The book is a slanted history of Zionism, from the destruction of the Second Temple to the present. Cohen likes the idea of Israel but not so much the actually existing state. For him, Israel Is Too Real (as he titles one of his concluding chapters), having substituted the moral ambiguities of a state, in a particular time and place, for the more morally pure situation of a religion divorced from power. It may not, in his view, be good for the Jews. He begins the book arguing that “modern Israel, meant to protect Jews, may have put them in greater danger than they have known in two thousand years,” and ends it with a vision of the destruction of Israel (which he calls the Third Temple), with Jews thereafter remembering it by wearing replicas of an F-16 around their necks.

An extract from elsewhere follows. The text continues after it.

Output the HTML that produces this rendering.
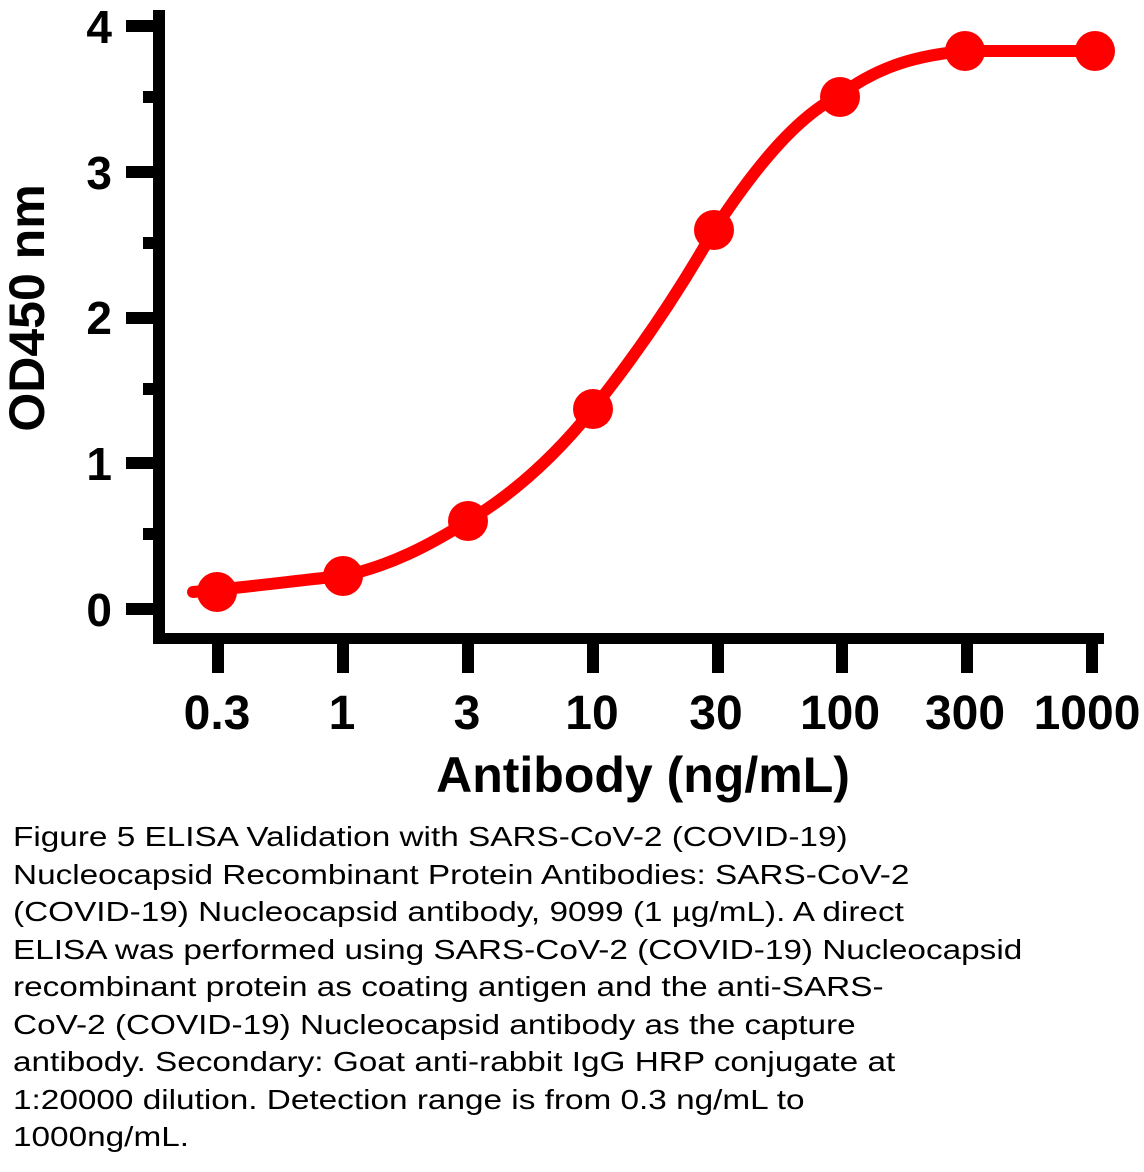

Kirsch writes that the book is replete with factual errors, frequently substitutes style for substance, and is marred by its faux hip attitude. He concludes that “neither the facts nor the ideas in Israel Is Real, then, deserve much attention” and that the “best way to take the measure of Cohen’s book is to look at his language”:
I know that Cohen’s hyped-up style depends on a certain swagger and exaggeration. Still, when I read that “according to the critics” the early Zionists had “the same goal as the Nazis: a world without Jews”; that Rishon le Zion, the first modern Zionist settlement, was “the punk corpuscle that herald[s] the disease, the lonely pimple that portends the general outbreak, the tiny bud that suggests the sea of wildflowers,” followed by the invitation to “pick your metaphor”; that “Israel is not a nation — it’s a landfill, a garbage dump, where Europeans heaped the ashes after the war”; or worst of all, that “No one hates a Jew like a Zionist” — I cannot help feeling that Cohen’s desire to make an impression on the reader comes at too high a price, and that cleverness without taste, knowledge or wisdom is a poor foundation for a book — about Israel or anything else.
The book comes with a four-page bibliography at the end. Readers interested in a different view of the history and intellectual debate about the issue of Jewish power should read Ruth Wisse’s career-capping book, Jews and Power (2007), Kenneth Levin’s monumental The Oslo Syndrome (2005), and Martin Gilbert’s exhaustive Israel: A History (2008) — none of which is in Cohen’s bibliography.